凹んでいるその日のうちに切り替えさせてあげることが、本人にとっても組織にとっても大事。
僕はそう思っています。

寄り添うことは大事。でも深刻に寄り添うことは本人にも組織にも良いことはありません。
僕はそう思っています。

あ、そういえば、先ほどのAさんを交えた会食での中身。
もう1つだけ触れておきますね。
これも、タネ明かしの1つ。

『成功は自信を招き、失敗は成長を招く』

ずいぶん前に読んだ、本か雑誌に書かれていた名言。
(僕はこの言葉を読んで「至極名言」と唸ってしまい、それから多用していまして)
Aさんのように、結果に向かって愚直に努力する人や、まだ社会経験の浅い新人・若手社員によく言う言葉です。

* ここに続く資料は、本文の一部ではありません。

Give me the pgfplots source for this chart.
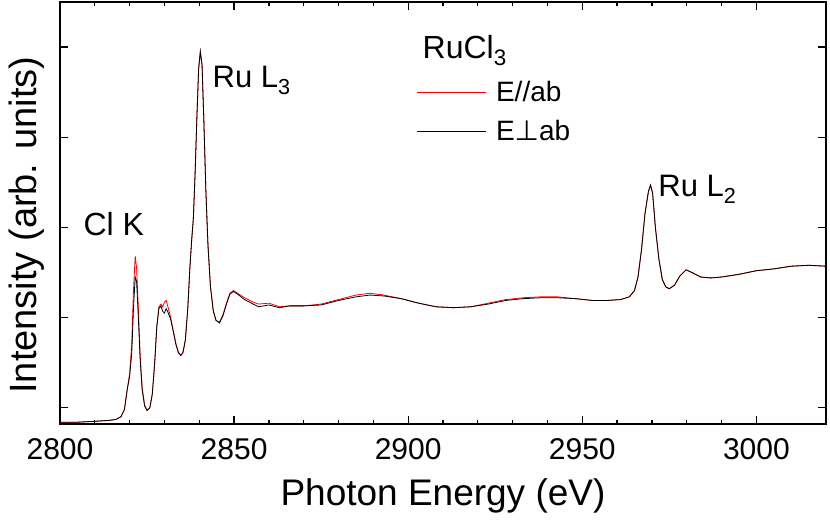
\documentclass[border=0pt]{standalone}
\usepackage{fontspec}
\setmainfont{Liberation Sans}
\newfontfamily\dejavu{DejaVu Sans}
\usepackage{pgfplots}
\pgfplotsset{compat=1.18}
\begin{document}
\begin{tikzpicture}
\begin{axis}[
  at={(0,0)}, anchor=south west,
  scale only axis, width=766pt, height=422pt,
  xmin=2800, xmax=3020, ymin=-0.18, ymax=4.5,
  xtick={2800,2850,...,3000}, minor x tick num=4,
  ytick={0,1,2,3,4}, yticklabels={},
  major tick length=8pt, minor tick length=4.5pt,
  tick style={line width=1.3pt, black},
  axis line style={line width=1.4pt},
  /pgf/number format/assume math mode=true,
  /pgf/number format/1000 sep={},
  ticklabel style={font=\fontsize{30}{34}\selectfont},
  xticklabel style={yshift=-11pt},
  xlabel={Photon Energy (eV)},
  ylabel={Intensity (arb. units)},
  label style={font=\fontsize{37}{41}\selectfont},
  xlabel style={yshift=-12pt},
  ylabel style={yshift=5pt, xshift=-12pt, font=\fontsize{38}{42}\selectfont},
  legend style={draw=none, fill=none, at={(axis cs:2901.4,3.67)}, anchor=north west,
     font=\fontsize{28}{32}\selectfont, row sep=13.5pt, column sep=8pt,
     legend cell align=left},
  legend image code/.code={\draw[#1] (0pt,0pt) -- (69pt,0pt);},
]
\addplot[red, line width=0.8pt] coordinates {
(2800,-0.16) (2805,-0.16) (2810,-0.15) (2814,-0.14) (2816,-0.13) (2817.5,-0.10)
(2818.5,-0.02) (2819.3,0.2) (2820,0.38) (2820.6,0.7) (2821.1,1.3) (2821.6,1.68)
(2822.0,1.55) (2822.5,1.1) (2823.0,0.6) (2823.6,0.22) (2824.3,0.03) (2825.0,-0.03)
(2825.8,0.0) (2826.5,0.15) (2827.2,0.5) (2827.8,0.9) (2828.4,1.12) (2829.0,1.15)
(2829.5,1.12) (2830.0,1.17) (2830.5,1.19) (2831.0,1.12) (2831.8,1.0) (2832.5,0.86)
(2833.3,0.71) (2834.0,0.62) (2834.7,0.58) (2835.3,0.61) (2836.0,0.75) (2836.7,1.1)
(2837.3,1.55) (2837.8,1.85) (2838.3,2.1) (2838.8,2.6) (2839.3,3.2) (2839.8,3.75)
(2840.3,3.95) (2840.8,3.8) (2841.3,3.2) (2841.9,2.4) (2842.5,1.8) (2843.2,1.35)
(2844.0,1.08) (2844.8,0.97) (2845.8,0.95) (2846.8,1.03) (2847.8,1.16) (2848.8,1.27)
(2849.8,1.30) (2851,1.27) (2853,1.22) (2855,1.18) (2857,1.15) (2860,1.16)
(2863,1.12) (2866,1.13) (2870,1.13) (2875,1.15) (2880,1.2) (2885,1.25)
(2889,1.27) (2893,1.25) (2898,1.21) (2903,1.16) (2908,1.12) (2913,1.11)
(2918,1.12) (2923,1.16) (2928,1.2) (2933,1.22) (2938,1.23) (2943,1.23)
(2948,1.21) (2953,1.19) (2957,1.19) (2961,1.20) (2963.5,1.23) (2965,1.30)
(2966,1.45) (2967,1.75) (2968,2.15) (2969,2.40) (2969.6,2.47) (2970.2,2.38)
(2971,2.0) (2972,1.65) (2973,1.42) (2974,1.34) (2975,1.32) (2976.5,1.36)
(2978,1.46) (2979.8,1.53) (2981.5,1.50) (2984,1.45) (2987,1.44) (2990,1.45)
(2995,1.48) (3000,1.52) (3005,1.54) (3010,1.57) (3015,1.58) (3020,1.57)
};
\addlegendentry{E//ab}
\addplot[black, line width=0.8pt] coordinates {
(2800,-0.16) (2805,-0.16) (2810,-0.15) (2814,-0.14) (2816,-0.13) (2817.5,-0.10)
(2818.5,-0.02) (2819.3,0.2) (2820,0.35) (2820.6,0.6) (2821.1,1.1) (2821.6,1.45)
(2822.0,1.40) (2822.5,1.0) (2823.0,0.55) (2823.6,0.2) (2824.3,0.02) (2825.0,-0.03)
(2825.8,0.0) (2826.5,0.15) (2827.2,0.5) (2827.8,0.9) (2828.4,1.1) (2829.0,1.13)
(2829.5,1.07) (2830.0,1.05) (2830.5,1.1) (2831.0,1.06) (2831.8,0.98) (2832.5,0.85)
(2833.3,0.7) (2834.0,0.61) (2834.7,0.58) (2835.3,0.61) (2836.0,0.75) (2836.7,1.1)
(2837.3,1.55) (2837.8,1.85) (2838.3,2.1) (2838.8,2.6) (2839.3,3.2) (2839.8,3.75)
(2840.3,3.95) (2840.8,3.8) (2841.3,3.2) (2841.9,2.4) (2842.5,1.8) (2843.2,1.35)
(2844.0,1.08) (2844.8,0.97) (2845.8,0.94) (2846.8,1.02) (2847.8,1.15) (2848.8,1.26)
(2849.8,1.29) (2851,1.26) (2853,1.2) (2855,1.16) (2857,1.12) (2860,1.14)
(2863,1.11) (2866,1.13) (2870,1.13) (2875,1.14) (2880,1.19) (2885,1.23)
(2889,1.25) (2893,1.24) (2898,1.21) (2903,1.16) (2908,1.12) (2913,1.11)
(2918,1.12) (2923,1.15) (2928,1.19) (2933,1.21) (2938,1.22) (2943,1.22)
(2948,1.21) (2953,1.19) (2957,1.19) (2961,1.20) (2963.5,1.23) (2965,1.30)
(2966,1.45) (2967,1.75) (2968,2.15) (2969,2.40) (2969.6,2.47) (2970.2,2.38)
(2971,2.0) (2972,1.65) (2973,1.42) (2974,1.34) (2975,1.32) (2976.5,1.36)
(2978,1.46) (2979.8,1.53) (2981.5,1.50) (2984,1.45) (2987,1.44) (2990,1.45)
(2995,1.48) (3000,1.52) (3005,1.54) (3010,1.57) (3015,1.58) (3020,1.57)
};
\addlegendentry{E{\dejavu ⊥}ab}
\node[font=\fontsize{32}{36}\selectfont, anchor=base west, inner sep=0pt] at (axis cs:2806.7,1.906) {Cl K};
\node[font=\fontsize{31}{35}\selectfont, anchor=base west, inner sep=0pt] at (axis cs:2843.8,3.55) {Ru L\textsubscript{3}};
\node[font=\fontsize{31}{35}\selectfont, anchor=base west, inner sep=0pt] at (axis cs:2971.8,2.34) {Ru L\textsubscript{2}};
\node[font=\fontsize{32}{36}\selectfont, anchor=base west, inner sep=0pt] at (axis cs:2904.1,3.87) {RuCl\textsubscript{3}};
\end{axis}
\pgfresetboundingbox
\path[use as bounding box] (-60pt,-98pt) rectangle (770pt,424pt);
\end{tikzpicture}
\end{document}
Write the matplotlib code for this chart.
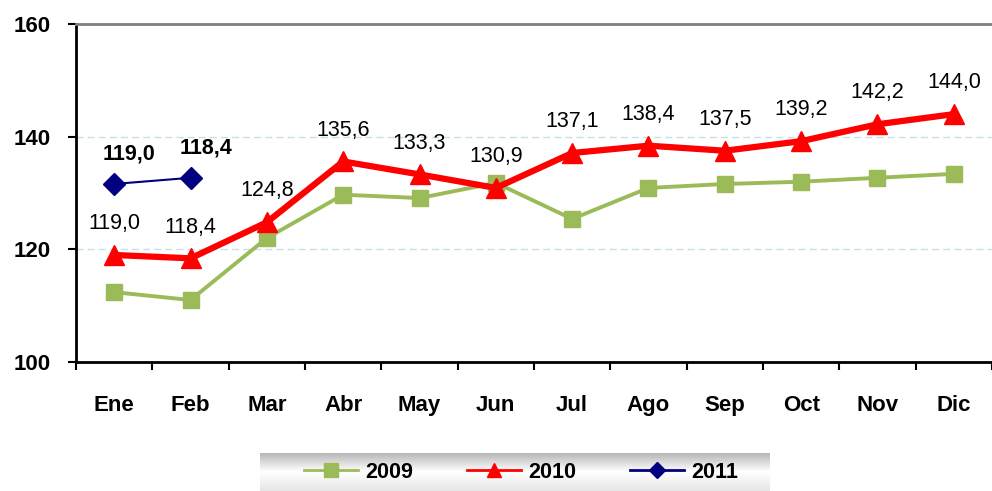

「Aさん、人って成功したいじゃないですか。結果を出したいっていうか」
「そりゃそうですよ。平間さん、何言ってんですか」
「確かに成功すると、結果が出ると嬉しいですよね。自分の自信になるし」
「そうです、自信になります。その時は嬉しいけど、後から自分に自信がついたかな、と思えます」
「だから成功したいし、結果を出したい。なるべく失敗しないようにしたい」
「そりゃそうですよ。平間さん、当たり前のこと言ってますね」
(お酒の席って良いですね。こういう突っ込みが返ってくるので僕もノッてきます)
「そうです。でも、“失敗は成長を招く”って言葉知ってます?」
「なんですかそれ?」
「いや、成功した時って、嬉しいからあんまり振り返らないじゃないですか。“なんで成功したんだろ”って」
「ま、確かに。“結果良ければすべてよし”みたいなところ、ありますから」
「でも今回、Aさん失注して考えたじゃないですか“なんで失注したんだろ”って」
「平間さん、過去形じゃないです。今でも考えてます、真剣に考えてます」
「でしょ? 考える、行動する、その繰り返しって成長につながりません?」
「平間さん、なんだか僕のこと、言いくるめようとしてます?」
「違いますよ。僕はそう思ってるだけ」
「まぁまぁ。Aさん、今回は成長ポイント2ポイントアップって感じか?」
「社長、茶化さないでください!」
「でも、“失敗”って言われるより、“成長ポイント2ポイントアップ”っていう方がよくない?」
「まぁ、それはそうですね……」
「社長、ナイスフォロー」
「平間さん、でしょ? あとで請求書送っとくから」
「いやいや、いつもそれ言いますね……」
(社長、ニコニコしながら無言でうなずく)

今日お伝えしたかったことを、あらためて。
『トップは寄り添い役を ナンバー2は向き合い役を』
『仲間には寄り添うが吉 ただし 深刻に寄り添わぬが吉』
『成功は自信を招き、失敗は成長を招く』

いろいろな考え方があるとは思いますが、こんな考え方も“アリ”と思えば、ぜひ参考にしてみてください。